Le Bloc québécois accuse Ottawa de «tentative de coup de force constitutionnel» en voulant «utiliser la Cour suprême pour enlever des pouvoirs constitutionnels au Québec et aux provinces».
Le député bloquiste Rhéal Fortin a déposé une motion mardi à la Chambre des communes, dans laquelle il «demande au gouvernement de se retirer complètement de la contestation judiciaire de la loi sur la laïcité de l’État du Québec en Cour suprême».
Dans un mémoire déposé la semaine dernière, le gouvernement fédéral ne se prononce pas directement sur la loi 21 sur la laïcité de l’État, mais demande à la Cour suprême d’encadrer la manière dont les gouvernements provinciaux peuvent invoquer la clause dérogatoire.
Ottawa soutient que le recours répété à cette clause équivaut à «modifier indirectement la Constitution» et que la Cour devrait pouvoir statuer sur la question de savoir si cela peut entraîner une «atteinte irréparable» aux droits des Canadiens.
Le chef bloquiste, Yves-François Blanchet, a vivement dénoncé la volonté d’Ottawa.
«La Constitution reflète la volonté des signataires à la Constitution.
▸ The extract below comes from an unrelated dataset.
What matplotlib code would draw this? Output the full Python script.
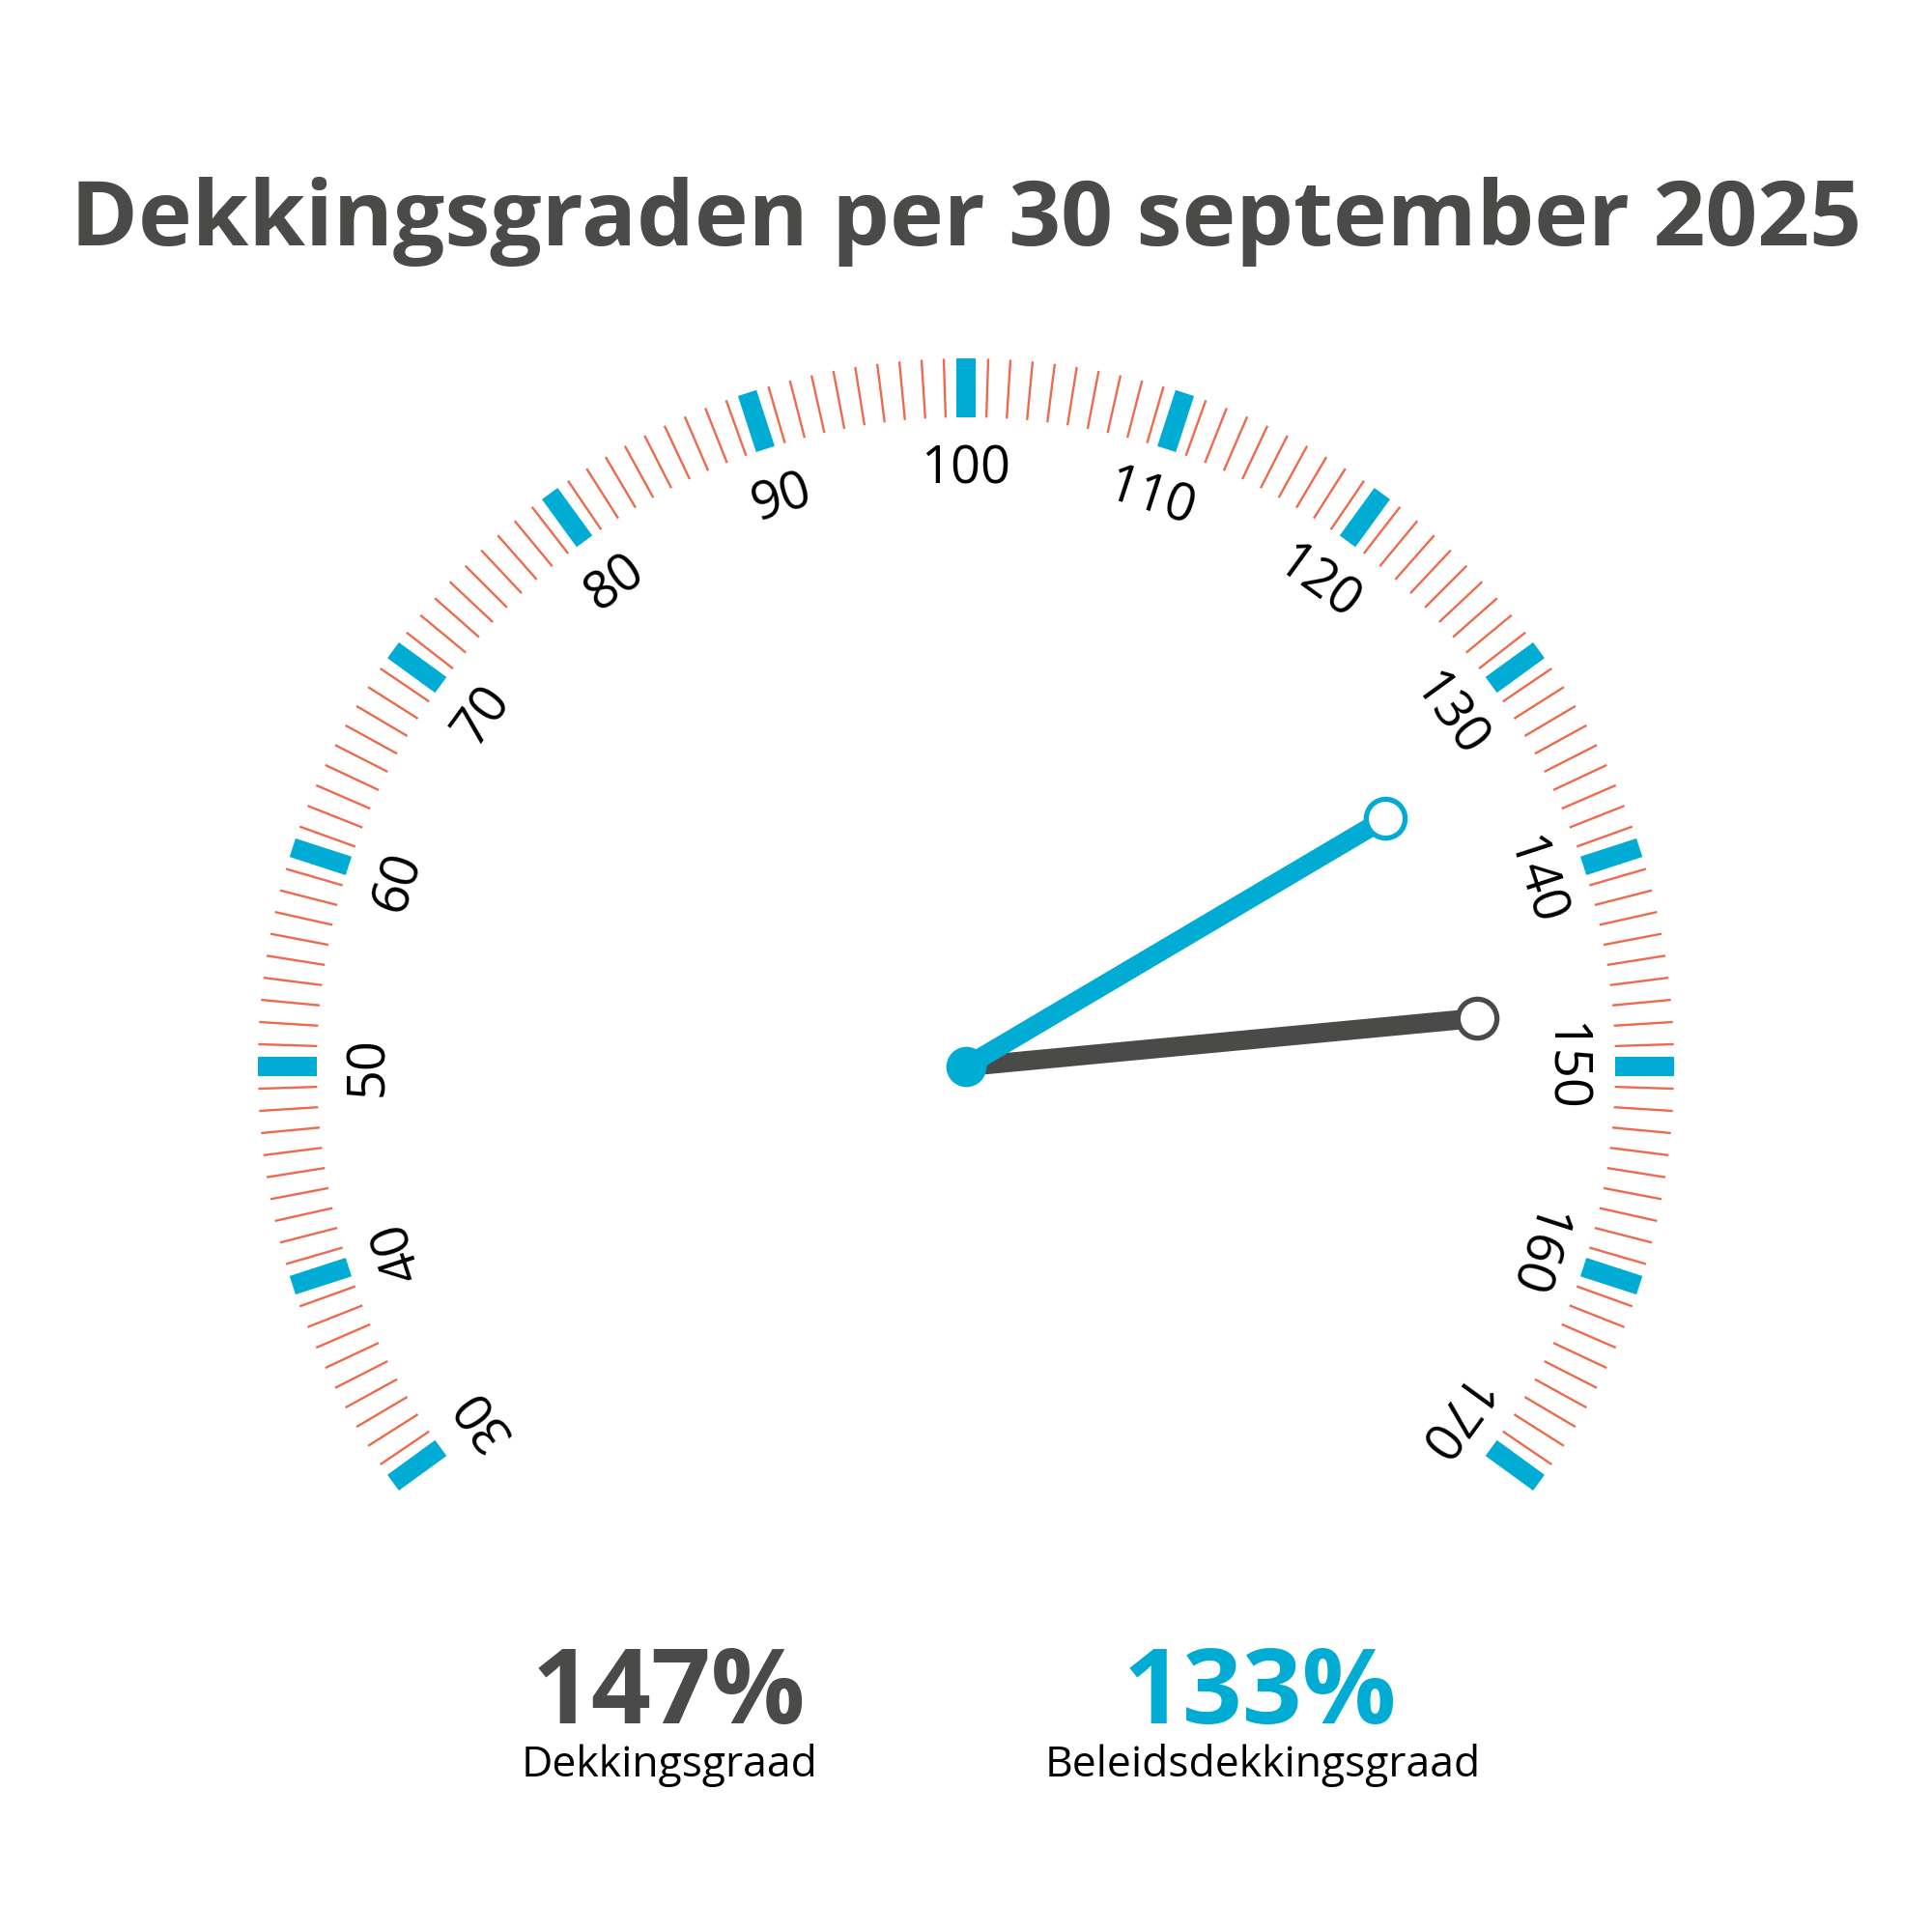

Et on ne peut pas revoir, spéculer, inventer, fabuler, multiplier les fariboles sur ce qu'était l'intention du législateur. Et on ne peut pas davantage demander au juge de se prêter à cet exercice», a-t-il lancé lors du débat en Chambre.
Le gouvernement Legault a adopté la loi 21 en 2019 et y a inséré directement la clause dérogatoire afin de la protéger contre la contestation devant les tribunaux.
La loi 21 interdit le port de signes religieux aux personnes en autorité, notamment les juges, procureurs de la Couronne, policiers, agents des services correctionnels et enseignants du primaire et du secondaire.
Les conservateurs prudents
Les députés conservateurs en Chambre ont évité de trop se mouiller, préférant plutôt attaquer le gouvernement Carney. Les libéraux et les bloquistes les ont talonnés pour qu’ils se prononcent sur le fond du débat entourant l’utilisation de la clause dérogatoire.
«(Le gouvernement) veut créer une crise constitutionnelle pour éviter qu'on parle de la crise des opioïdes, la crise de l'inflation et la crise de la dette», a affirmé le député conservateur de Mégantic—L'Érable—Lotbinière, Luc Berthold.
Le député bloquiste de Jonquière, Mario Simard, lui a demandé s’il croyait que le «Québec a la pleine capacité de répondre, de faire ses propres lois et d'encadrer le religieux?»
Ce à quoi Luc Berthold a simplement répondu: «oui».
«Le gouvernement ne se retirera pas»
La députée libérale de Pontiac—Kitigan Zibi, Sophie Chatel, a dit qu’«avec ce qu'on voit aujourd'hui chez nos voisins du Sud, il est plus que jamais essentiel de protéger nos droits et libertés enchâssés dans notre Constitution, dans la Charte».
«On ne doit pas permettre aux législatures de limiter ces droits sans encadrement, ni sans qu'un tribunal puisse examiner exactement si les limites sont justifiées», a ajouté la députée libérale.
Le député libéral des Pays-d'en-Haut, Tim Watchorn, a fermé la porte à la demande du Bloc québécois.
«Le gouvernement ne se retirera pas de ce débat devant la Cour suprême. Ce serait manquer à son devoir de défendre la Charte et de contribuer au maintien d'un cadre constitutionnel clair et cohérent pour tout le pays», a-t-il affirmé.
Pour sa part, le Nouveau Parti démocratique s’est dit «inquiet» d’une «multiplication d'utilisations de la classe dérogatoire» parfois «abusive», surtout lorsqu’elle est utilisée de manière préventive.
«Parce que les gouvernements provinciaux disent: “Je suspends les droits et libertés fondamentales, puis vous ne pouvez rien faire pour m'en empêcher”. Les tribunaux ne peuvent rien faire», a expliqué le député néo-démocrate Alexandre Boulerice.
Le vote sur la motion bloquiste aura lieu mercredi.